Skip the pictures. Set down, word for word, the lines from the start of the material up to and including the line with "fig = go.Figure()".

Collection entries
======

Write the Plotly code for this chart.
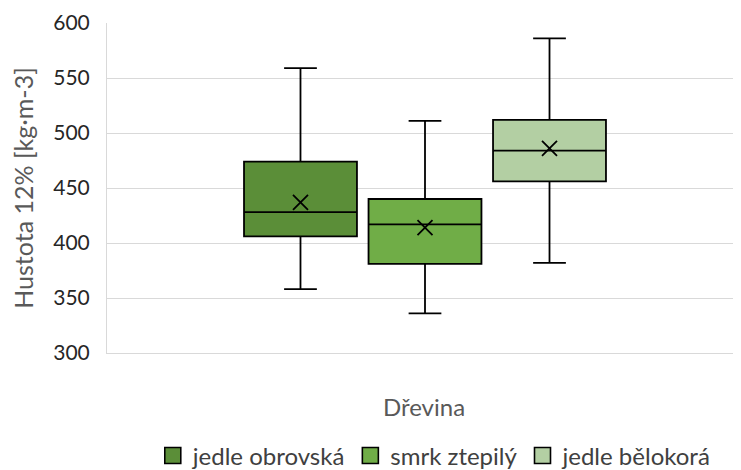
import plotly.graph_objects as go

species = ["jedle obrovská", "smrk ztepilý", "jedle bělokorá"]
colors = ["#5B8E38", "#70AD47", "#B3CFA3"]
lower_whisker = [358, 336, 382]
q1_vals = [406, 381, 456]
median_vals = [428, 417, 484]
q3_vals = [474, 440, 512]
upper_whisker = [559, 511, 586]
mean_vals = [437, 414, 486]

FONT = "Lato"
fig = go.Figure()

for i, name in enumerate(species):
    fig.add_trace(go.Box(
        x=[name], q1=[q1_vals[i]], median=[median_vals[i]], q3=[q3_vals[i]],
        lowerfence=[lower_whisker[i]], upperfence=[upper_whisker[i]],
        fillcolor=colors[i], line=dict(color="#000000", width=1.8),
        whiskerwidth=0.29, width=0.907, showlegend=False, name=name,
        hoverinfo="skip",
    ))
    fig.add_trace(go.Scatter(
        x=[name], y=[mean_vals[i]], mode="markers",
        marker=dict(symbol="x-thin", size=15, line=dict(color="#000000", width=1.8)),
        showlegend=False, hoverinfo="skip",
    ))

for i, name in enumerate(species):
    fig.add_trace(go.Scatter(
        x=[None], y=[None], mode="markers", name=name,
        marker=dict(symbol="square", size=16, color=colors[i],
                    line=dict(color="#000000", width=1.6)),
    ))

fig.update_layout(
    width=733, height=462,
    margin=dict(l=99, r=0, t=15, b=117, autoexpand=False),
    paper_bgcolor="white", plot_bgcolor="white",
    font=dict(family=FONT, size=20, color="#404040"),
    boxmode="overlay",
    showlegend=True,
    legend=dict(orientation="h", x=0.517, xanchor="center", y=-0.312, yanchor="middle",
                font=dict(family=FONT, size=24, color="#404040"),
                itemsizing="trace", traceorder="normal"),
    xaxis=dict(
        type="category", categoryorder="array", categoryarray=species,
        range=[-1.554, 3.538], showticklabels=False, showgrid=False,
        showline=True, linecolor="#D9D9D9", linewidth=1, zeroline=False,
        automargin=False,
        title=dict(text="Dřevina", font=dict(family=FONT, size=24, color="#595959"), standoff=46),
        fixedrange=True,
    ),
    yaxis=dict(
        range=[300, 600], dtick=50, tick0=300,
        showgrid=True, gridcolor="#D9D9D9", gridwidth=1,
        showline=True, linecolor="#D9D9D9", linewidth=1, zeroline=False,
        automargin=False,
        tickfont=dict(family=FONT, size=21, color="#262626"),
        ticks="", ticklabelstandoff=12,
        title=dict(text="Hustota 12% [kg·m-3]", font=dict(family=FONT, size=25, color="#595959"), standoff=14),
    ),
)

fig.write_html("out.html")
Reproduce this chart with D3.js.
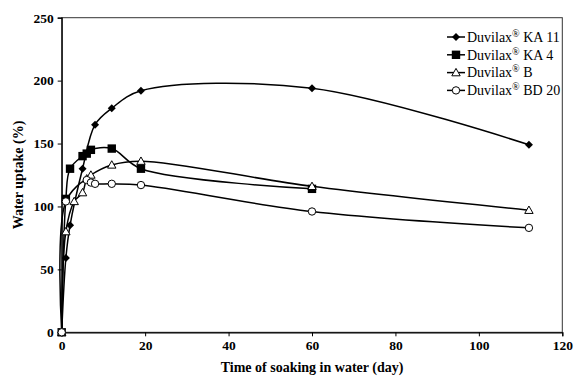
<!DOCTYPE html>
<html>
<head>
<meta charset="utf-8">
<script src="https://cdn.jsdelivr.net/npm/d3@7"></script>
<style>
  body { margin: 0; background: #fff; }
  svg text { font-family: "Liberation Serif", "Times New Roman", serif; }
</style>
</head>
<body>
<div id="chart"></div>
<script>
// values
const seriesNames = ["KA 11", "KA 4", "B", "BD 20"];
const ka11Days = [0, 1, 2, 5, 8, 12, 19, 60, 112];
const ka11Uptake = [0, 59, 85, 130, 165, 178, 192, 194, 149];
const ka4Days = [0, 1, 2, 5, 6, 7, 12, 19, 60];
const ka4Uptake = [0, 106, 130, 140, 142, 145, 146, 130, 114];
const bDays = [0, 1, 3, 5, 6, 7, 12, 19, 60, 112];
const bUptake = [0, 80, 104, 111, 122, 125, 133, 136, 116, 97];
const bd20Days = [0, 1, 6, 7, 8, 12, 19, 60, 112];
const bd20Uptake = [0, 104, 121, 119, 118, 118, 117, 96, 83];
const xTicks = [0, 20, 40, 60, 80, 100, 120];
const yTicks = [0, 50, 100, 150, 200, 250];

const series = [
    { name: seriesNames[0], days: ka11Days, vals: ka11Uptake, mark: "diamond" },
    { name: seriesNames[1], days: ka4Days, vals: ka4Uptake, mark: "square" },
    { name: seriesNames[2], days: bDays, vals: bUptake, mark: "triangle" },
    { name: seriesNames[3], days: bd20Days, vals: bd20Uptake, mark: "circle" }
];

const W = 574, H = 376;
const margin = { top: 17.7, right: 11.7, bottom: 43.7, left: 61.7 };
const width = W - margin.left - margin.right;
const height = H - margin.top - margin.bottom;

const svg = d3.select("#chart").append("svg")
    .attr("width", W)
    .attr("height", H);

const g = svg.append("g")
    .attr("transform", "translate(" + margin.left + "," + margin.top + ")");

const x = d3.scaleLinear().domain([0, 120]).range([0, width]);
const y = d3.scaleLinear().domain([0, 250]).range([height, 0]);

// frame
g.append("rect")
    .attr("width", width)
    .attr("height", height)
    .attr("fill", "none")
    .attr("stroke", "#333")
    .attr("stroke-width", 1);

const xAxis = g.append("g")
    .attr("transform", "translate(0," + height + ")")
    .call(d3.axisBottom(x).tickValues(xTicks).tickSize(4).tickPadding(4));
const yAxis = g.append("g")
    .call(d3.axisLeft(y).tickValues(yTicks).tickSize(4).tickPadding(4));

[xAxis, yAxis].forEach(a => {
    a.select(".domain").attr("stroke", "#000").attr("stroke-width", 1.2);
    a.selectAll(".tick line").attr("stroke", "#000");
    a.selectAll(".tick text")
        .attr("fill", "#000")
        .style("font-size", "13.5px")
        .style("font-weight", "bold");
});

// axis titles
svg.append("text")
    .attr("x", margin.left + width / 2)
    .attr("y", 372)
    .attr("text-anchor", "middle")
    .style("font-size", "14px")
    .style("font-weight", "bold")
    .text("Time of soaking in water (day)");

svg.append("text")
    .attr("transform", "translate(23," + (margin.top + height / 2) + ") rotate(-90)")
    .attr("text-anchor", "middle")
    .style("font-size", "14px")
    .style("font-weight", "bold")
    .text("Water uptake (%)");

// centripetal spline keeps the short early segments from bulging
const line = d3.line()
    .x(d => x(d[0]))
    .y(d => y(d[1]))
    .curve(d3.curveCatmullRom.alpha(0.5));

function drawMark(sel, type) {
    if (type === "diamond") {
        sel.append("path").attr("d", "M0,-4L4,0L0,4L-4,0Z").attr("fill", "#000");
    } else if (type === "square") {
        sel.append("rect").attr("x", -4.2).attr("y", -4.2).attr("width", 8.4).attr("height", 8.4).attr("fill", "#000");
    } else if (type === "triangle") {
        sel.append("path").attr("d", "M0,-4.2L4.2,3.2L-4.2,3.2Z")
            .attr("fill", "#fff").attr("stroke", "#000").attr("stroke-width", 1);
    } else {
        sel.append("circle").attr("r", 3.7)
            .attr("fill", "#fff").attr("stroke", "#000").attr("stroke-width", 1);
    }
}

series.forEach(s => {
    const pts = s.days.map((d, i) => [d, s.vals[i]]);
    g.append("path")
        .datum(pts)
        .attr("fill", "none")
        .attr("stroke", "#000")
        .attr("stroke-width", 1.5)
        .attr("d", line);
});

// markers on top of all lines
series.forEach(s => {
    const pts = s.days.map((d, i) => [d, s.vals[i]]);
    g.selectAll(null)
        .data(pts)
        .enter().append("g")
        .attr("transform", d => `translate(${x(d[0])},${y(d[1])})`)
        .each(function () { drawMark(d3.select(this), s.mark); });
});

// legend
const legend = svg.append("g").attr("transform", "translate(447,37)");
series.forEach((s, i) => {
    const row = legend.append("g").attr("transform", "translate(0," + (i * 17.8) + ")");
    row.append("line")
        .attr("x1", 0).attr("x2", 18)
        .attr("stroke", "#000").attr("stroke-width", 1.5);
    const m = row.append("g").attr("transform", "translate(9,0)");
    drawMark(m, s.mark);
    const t = row.append("text")
        .attr("x", 20)
        .attr("y", 4.8)
        .style("font-size", "14px");
    t.append("tspan").text("Duvilax");
    t.append("tspan").attr("dy", -5).style("font-size", "10px").text("®");
    t.append("tspan").attr("dy", 5).text(" " + s.name);
});
</script>
</body>
</html>
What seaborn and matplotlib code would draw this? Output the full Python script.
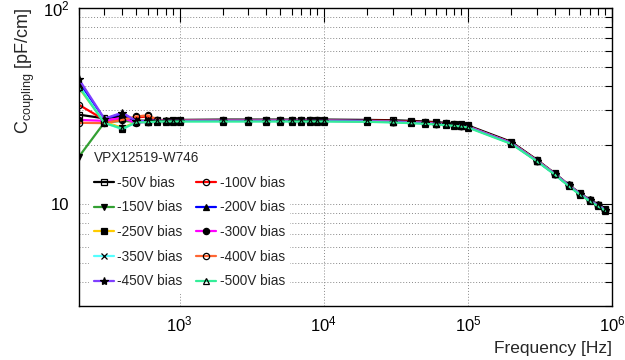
import seaborn as sns
import matplotlib.pyplot as plt
from matplotlib.ticker import FixedLocator, FixedFormatter, LogLocator, NullFormatter

# frequency points [Hz]
freq = [200, 300, 400, 500, 600, 700, 800, 900,
        1e3, 2e3, 3e3, 4e3, 5e3, 6e3, 7e3, 8e3, 9e3,
        1e4, 2e4, 3e4, 4e4, 5e4, 6e4, 7e4, 8e4, 9e4,
        1e5, 2e5, 3e5, 4e5, 5e5, 6e5, 7e5, 8e5, 9e5]

bias_labels = ['-50V bias', '-100V bias', '-150V bias', '-200V bias', '-250V bias',
               '-300V bias', '-350V bias', '-400V bias', '-450V bias', '-500V bias']

# coupling capacitance [pF/cm]
c_50 = [28.5, 27.3, 28.0, 26.6, 26.5, 26.8, 26.6, 26.7,
        26.8, 26.9, 26.9, 26.9, 26.9, 26.9, 26.9, 26.9, 26.9,
        26.9, 26.8, 26.7, 26.5, 26.3, 26.1, 25.9, 25.6, 25.4,
        25.1, 20.7, 16.8, 14.3, 12.5, 11.3, 10.5, 9.9, 9.4]
c_100 = [32.0, 26.8, 27.0, 27.6, 27.9, 26.7, 26.6, 26.6,
         26.6, 26.7, 26.7, 26.7, 26.7, 26.7, 26.7, 26.7, 26.7,
         26.7, 26.6, 26.5, 26.3, 26.1, 25.9, 25.7, 25.4, 25.2,
         24.9, 20.5, 16.7, 14.2, 12.4, 11.2, 10.4, 9.8, 9.3]
c_150 = [17.4, 26.0, 26.5, 26.2, 26.4, 26.5, 26.4, 26.5,
         26.5, 26.6, 26.6, 26.6, 26.6, 26.6, 26.6, 26.6, 26.6,
         26.6, 26.5, 26.3, 26.1, 25.9, 25.7, 25.5, 25.3, 25.1,
         24.8, 20.4, 16.6, 14.2, 12.4, 11.2, 10.4, 9.8, 9.3]
c_200 = [42.0, 27.0, 29.0, 26.3, 26.5, 26.6, 26.5, 26.5,
         26.5, 26.6, 26.6, 26.6, 26.6, 26.6, 26.6, 26.6, 26.6,
         26.6, 26.5, 26.3, 26.1, 25.9, 25.7, 25.5, 25.3, 25.1,
         24.8, 20.4, 16.6, 14.2, 12.4, 11.2, 10.4, 9.8, 9.3]
c_250 = [39.0, 26.2, 24.4, 26.2, 26.3, 26.5, 26.4, 26.5,
         26.5, 26.5, 26.5, 26.5, 26.5, 26.5, 26.5, 26.5, 26.5,
         26.5, 26.4, 26.2, 26.0, 25.8, 25.6, 25.4, 25.2, 25.0,
         24.7, 20.4, 16.6, 14.2, 12.4, 11.2, 10.4, 9.8, 9.3]
c_300 = [26.8, 26.5, 27.5, 25.8, 26.3, 26.4, 26.5, 26.5,
         26.5, 26.5, 26.5, 26.5, 26.5, 26.5, 26.5, 26.5, 26.5,
         26.5, 26.4, 26.2, 26.0, 25.8, 25.6, 25.4, 25.2, 25.0,
         24.7, 20.4, 16.6, 14.2, 12.4, 11.2, 10.4, 9.8, 9.3]
c_350 = [40.0, 26.0, 24.0, 26.1, 26.2, 26.4, 26.4, 26.4,
         26.4, 26.4, 26.4, 26.4, 26.4, 26.4, 26.4, 26.4, 26.4,
         26.4, 26.3, 26.1, 25.9, 25.7, 25.5, 25.3, 25.1, 24.9,
         24.6, 20.3, 16.5, 14.1, 12.4, 11.2, 10.4, 9.8, 9.3]
c_400 = [25.9, 25.8, 26.8, 27.9, 28.3, 26.9, 26.5, 26.6,
         26.5, 26.5, 26.5, 26.5, 26.5, 26.5, 26.5, 26.5, 26.5,
         26.5, 26.4, 26.2, 26.0, 25.8, 25.6, 25.4, 25.2, 25.0,
         24.7, 20.4, 16.6, 14.2, 12.4, 11.2, 10.4, 9.8, 9.3]
c_450 = [43.2, 27.2, 29.2, 26.4, 26.4, 26.6, 26.5, 26.5,
         26.5, 26.5, 26.5, 26.5, 26.5, 26.5, 26.5, 26.5, 26.5,
         26.5, 26.4, 26.2, 26.0, 25.8, 25.6, 25.4, 25.2, 25.0,
         24.7, 20.4, 16.6, 14.2, 12.4, 11.2, 10.4, 9.8, 9.3]
c_500 = [39.5, 25.8, 24.2, 26.0, 26.1, 26.3, 26.3, 26.3,
         26.3, 26.3, 26.3, 26.3, 26.3, 26.3, 26.3, 26.3, 26.3,
         26.3, 26.2, 26.0, 25.8, 25.6, 25.4, 25.2, 25.0, 24.8,
         24.5, 20.2, 16.5, 14.1, 12.3, 11.1, 10.3, 9.7, 9.2]

series = [c_50, c_100, c_150, c_200, c_250, c_300, c_350, c_400, c_450, c_500]

line_colors = ['#000000', '#ff0000', '#33a033', '#0000ff', '#ffcc00',
               '#ff00ff', '#55ffff', '#ff6633', '#7f3fff', '#33ee99']
marker_styles = ['s', 'o', 'v', '^', 's', 'o', 'x', 'o', '*', '^']
marker_open = [True, True, False, False, False, False, False, True, False, True]

sns.set_style('white')
plt.rcParams['font.family'] = ['Liberation Sans', 'DejaVu Sans']
plt.rcParams['mathtext.fontset'] = 'custom'
plt.rcParams['mathtext.rm'] = 'Liberation Sans'
plt.rcParams['mathtext.it'] = 'Liberation Sans:italic'

fig = plt.figure(figsize=(6.25, 3.6), dpi=100)
ax = fig.add_axes([79 / 625, 54 / 360, 533 / 625, 298 / 360])

for vals, lab, col, mk, op in zip(series, bias_labels, line_colors, marker_styles, marker_open):
    sns.lineplot(x=freq, y=vals, ax=ax, color=col, label=lab, linewidth=1.6,
                 marker=mk, markersize=4.5 if mk != '*' else 6,
                 markerfacecolor='none' if op else 'black',
                 markeredgecolor='black', markeredgewidth=0.9,
                 estimator=None, sort=False)

ax.set_xscale('log')
ax.set_yscale('log')
ax.set_xlim(200, 1e6)
ax.set_ylim(3, 100)

ax.xaxis.set_major_locator(LogLocator(base=10))
ax.xaxis.set_minor_locator(LogLocator(base=10, subs=range(2, 10)))
ax.xaxis.set_minor_formatter(NullFormatter())
ax.yaxis.set_major_locator(FixedLocator([10, 100]))
ax.yaxis.set_major_formatter(FixedFormatter(['10', r'$10^{2}$']))
ax.yaxis.set_minor_locator(LogLocator(base=10, subs=range(2, 10)))
ax.yaxis.set_minor_formatter(NullFormatter())

ax.tick_params(which='both', direction='in', top=True, right=True, labelsize=12, colors='black')
ax.tick_params(which='major', length=10, width=0.8)
ax.tick_params(which='minor', length=5, width=0.8)
ax.tick_params(axis='x', which='major', pad=6)
ax.tick_params(axis='y', which='major', pad=7)

ax.grid(True, axis='x', which='major', linestyle=(0, (1, 2)), color='#888888', linewidth=0.7)
ax.grid(True, axis='y', which='both', linestyle=(0, (1, 2)), color='#888888', linewidth=0.7)
for s in ax.spines.values():
    s.set_color('black')
    s.set_linewidth(1.0)

ax.set_xlabel('Frequency [Hz]', loc='right', fontsize=12.5, labelpad=5)
ax.set_ylabel(r'C$_{\rm coupling}$ [pF/cm]', loc='top', fontsize=13, labelpad=4)

# row-wise legend order like the reference (two columns)
handles, labels = ax.get_legend_handles_labels()
order = [0, 2, 4, 6, 8, 1, 3, 5, 7, 9]
leg = ax.legend([handles[i] for i in order], [labels[i] for i in order],
                loc='upper left', bbox_to_anchor=(82 / 625, 1 - 139 / 360),
                bbox_transform=fig.transFigure, ncol=2, title='VPX12519-W746',
                alignment='left', fontsize=9.8, title_fontsize=9.8,
                frameon=True, fancybox=False, edgecolor='none', facecolor='white',
                framealpha=1, handlelength=1.45, handletextpad=0.25,
                columnspacing=1.0, labelspacing=0.78, borderpad=0.4)

fig.savefig('out.png', dpi=100)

======

§ Reply to the task:
Write the Plotly code for this chart.
import plotly.graph_objects as go

species = ["jedle obrovská", "smrk ztepilý", "jedle bělokorá"]
colors = ["#5B8E38", "#70AD47", "#B3CFA3"]
lower_whisker = [358, 336, 382]
q1_vals = [406, 381, 456]
median_vals = [428, 417, 484]
q3_vals = [474, 440, 512]
upper_whisker = [559, 511, 586]
mean_vals = [437, 414, 486]

FONT = "Lato"
fig = go.Figure()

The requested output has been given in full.